--- begin Information provided ---

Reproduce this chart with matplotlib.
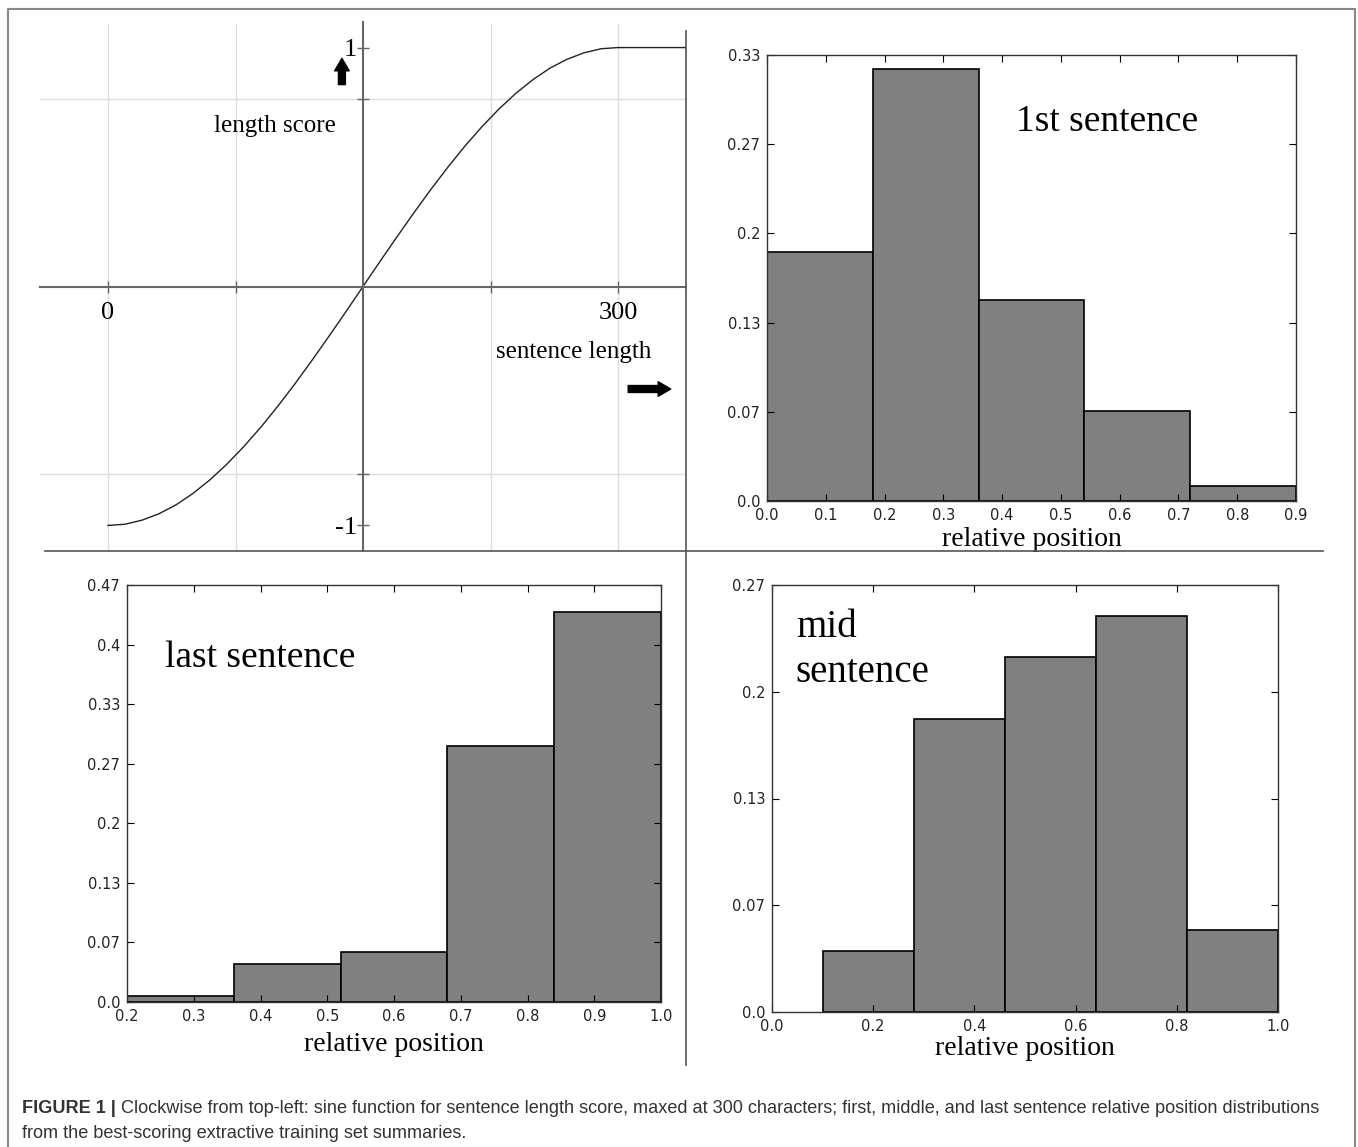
import matplotlib as mpl

mpl.use('agg')

import matplotlib.pyplot as plt
from matplotlib.lines import Line2D
import numpy as np

W, H = 1358, 1147
SERIF = 'Liberation Serif'

# sine length score
length_x = [0, 10, 20, 30, 40, 50, 60, 70, 80, 90, 100, 110, 120, 130, 140, 150,
            160, 170, 180, 190, 200, 210, 220, 230, 240, 250, 260, 270, 280, 290, 300, 340]
length_y = [-1.000, -0.995, -0.978, -0.951, -0.914, -0.866, -0.809, -0.743,
            -0.669, -0.588, -0.500, -0.407, -0.309, -0.208, -0.105, 0.000,
            0.105, 0.208, 0.309, 0.407, 0.500, 0.588, 0.669, 0.743,
            0.809, 0.866, 0.914, 0.951, 0.978, 0.995, 1.000, 1.000]
length_xticks = [0, 75, 225, 300]
length_xticklabels = ['0', '', '', '300']
length_yticks = [-1, -0.786, 0.786, 1]
length_yticklabels = ['-1', '', '', '1']

# relative position histograms (bin edges + bar heights)
first_edges = [0.0, 0.18, 0.36, 0.54, 0.72, 0.9]
first_heights = [0.186, 0.323, 0.150, 0.067, 0.011]
last_edges = [0.2, 0.36, 0.52, 0.68, 0.84, 1.0]
last_heights = [0.007, 0.042, 0.056, 0.286, 0.437]
mid_edges = [0.1, 0.28, 0.46, 0.64, 0.82, 1.0]
mid_heights = [0.038, 0.183, 0.222, 0.247, 0.051]

first_xticks = [0.0, 0.1, 0.2, 0.3, 0.4, 0.5, 0.6, 0.7, 0.8, 0.9]
last_xticks = [0.2, 0.3, 0.4, 0.5, 0.6, 0.7, 0.8, 0.9, 1.0]
mid_xticks = [0.0, 0.2, 0.4, 0.6, 0.8, 1.0]
first_yticks = [0, 1/15, 2/15, 3/15, 4/15, 5/15]
first_yticklabels = ['0.0', '0.07', '0.13', '0.2', '0.27', '0.33']
last_yticks = [0, 1/15, 2/15, 3/15, 4/15, 5/15, 6/15, 7/15]
last_yticklabels = ['0.0', '0.07', '0.13', '0.2', '0.27', '0.33', '0.4', '0.47']
mid_yticks = [0, 1/15, 2/15, 3/15, 4/15]
mid_yticklabels = ['0.0', '0.07', '0.13', '0.2', '0.27']

caption_head = 'FIGURE 1 |'
caption_line1 = ('Clockwise from top-left: sine function for sentence length score, maxed at 300 '
                 'characters; first, middle, and last sentence relative position distributions')
caption_line2 = 'from the best-scoring extractive training set summaries.'


def px_axes(fig, left, top, right, bottom):
    return fig.add_axes([left / W, 1 - bottom / H, (right - left) / W, (bottom - top) / H])


def px_line(fig, xs, ys, color='#555555', lw=1.2):
    fig.add_artist(Line2D([x / W for x in xs], [1 - y / H for y in ys],
                          transform=fig.transFigure, color=color, linewidth=lw))


def plot_length(ax):
    ax.set_xlim(-40, 340)
    ax.set_ylim(-1.107, 1.107)
    for x in length_xticks:
        ax.axvline(x, ymin=0.003, ymax=0.997, color='#dddddd', linewidth=1, zorder=0)
    for y in length_yticks[1:3]:
        ax.axhline(y, color='#dddddd', linewidth=1, zorder=0)
    ax.plot(length_x, length_y, color='#222222', linewidth=1.0)

    ax.spines['left'].set_position(('data', 150))
    ax.spines['bottom'].set_position(('data', 0))
    ax.spines['top'].set_visible(False)
    ax.spines['right'].set_visible(False)
    for s in ('left', 'bottom'):
        ax.spines[s].set_color('#666666')
        ax.spines[s].set_linewidth(1.5)
    ax.set_xticks(length_xticks, length_xticklabels)
    ax.set_yticks(length_yticks, length_yticklabels)
    ax.tick_params(direction='inout', length=9, width=1, color='#666666', labelsize=19)
    ax.tick_params(axis='x', pad=7)
    ax.tick_params(axis='y', pad=0)
    for t in ax.get_xticklabels() + ax.get_yticklabels():
        t.set_family(SERIF)
    ax.set_facecolor('none')

    ax.text(98, 0.672, 'length score', family=SERIF, fontsize=18, ha='center', va='center')
    ax.text(274, -0.275, 'sentence length', family=SERIF, fontsize=18, ha='center', va='center')
    arrow = dict(arrowstyle='simple,head_length=0.9,head_width=1.05,tail_width=0.5',
                 color='black', shrinkA=0, shrinkB=0)
    ax.annotate('', xy=(137.6, 0.955), xytext=(137.6, 0.845), arrowprops=arrow,
                annotation_clip=False)
    ax.annotate('', xy=(331, -0.429), xytext=(306, -0.429), arrowprops=arrow,
                annotation_clip=False)


def plot_hist(ax, edges, heights, xticks, yticks, yticklabels):
    lefts = edges[:-1]
    widths = np.diff(edges)
    ax.bar(lefts, heights, width=widths, align='edge', color='#808080',
           edgecolor='black', linewidth=1.2)
    ax.set_xlim(xticks[0], xticks[-1])
    ax.set_ylim(0, yticks[-1])
    ax.set_xticks(xticks, [f'{t:.1f}' for t in xticks])
    ax.set_yticks(yticks, yticklabels)
    ax.tick_params(direction='in', top=True, right=True, length=5, width=0.8,
                   labelsize=10.5, pad=5, labelcolor='#222222')
    for s in ax.spines.values():
        s.set_linewidth(1.0)
        s.set_color('#333333')
    ax.set_xlabel('relative position', family=SERIF, fontsize=20, va='top')


def main():
    fig = plt.figure(figsize=(W / 100, H / 100), dpi=100)

    # outer frame and panel separators
    px_line(fig, [8, 8, 1355, 1355], [1147, 9, 9, 1147], color='#888888', lw=1.5)
    px_line(fig, [45, 1323], [551, 551])
    px_line(fig, [686, 686], [31, 1065])

    ax_len = px_axes(fig, 40, 22, 686, 551)
    plot_length(ax_len)

    ax_first = px_axes(fig, 767, 55, 1296, 501)
    plot_hist(ax_first, first_edges, first_heights, first_xticks, first_yticks, first_yticklabels)
    ax_first.xaxis.set_label_coords(0.5, -0.058)
    ax_first.text(0.471, 0.830, '1st sentence', transform=ax_first.transAxes,
                  family=SERIF, fontsize=27, ha='left', va='baseline')

    ax_last = px_axes(fig, 127, 585, 661, 1002)
    plot_hist(ax_last, last_edges, last_heights, last_xticks, last_yticks, last_yticklabels)
    ax_last.xaxis.set_label_coords(0.5, -0.072)
    ax_last.text(0.071, 0.804, 'last sentence', transform=ax_last.transAxes,
                 family=SERIF, fontsize=27, ha='left', va='baseline')

    ax_mid = px_axes(fig, 772, 585, 1278, 1012)
    plot_hist(ax_mid, mid_edges, mid_heights, mid_xticks, mid_yticks, mid_yticklabels)
    ax_mid.xaxis.set_label_coords(0.5, -0.056)
    ax_mid.text(0.047, 0.878, 'mid', transform=ax_mid.transAxes,
                family=SERIF, fontsize=28, ha='left', va='baseline')
    ax_mid.text(0.047, 0.773, 'sentence', transform=ax_mid.transAxes,
                family=SERIF, fontsize=28, ha='left', va='baseline')

    # caption: bold head, then the rest of the line right after it
    cap = dict(family='Liberation Sans', fontsize=13.05, color='#333333', va='baseline')
    head = fig.text(22 / W, 1 - 1113 / H, caption_head, fontweight='bold', **cap)
    fig.canvas.draw()
    bb = head.get_window_extent()
    fig.text((bb.x1 + 5) / W, 1 - 1113 / H, caption_line1, **cap)
    fig.text(22 / W, 1 - 1138 / H, caption_line2, **cap)

    fig.savefig('out.png', dpi=100)


if __name__ == '__main__':
    main()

--- end Information provided ---

> [Task directions]
Exactly restate the lines from the beginning of the data through the line with "SERIF = 'Liberation Serif'", and no others, keeping pictures out.

> [Expected output]
Reproduce this chart with matplotlib.
import matplotlib as mpl

mpl.use('agg')

import matplotlib.pyplot as plt
from matplotlib.lines import Line2D
import numpy as np

W, H = 1358, 1147
SERIF = 'Liberation Serif'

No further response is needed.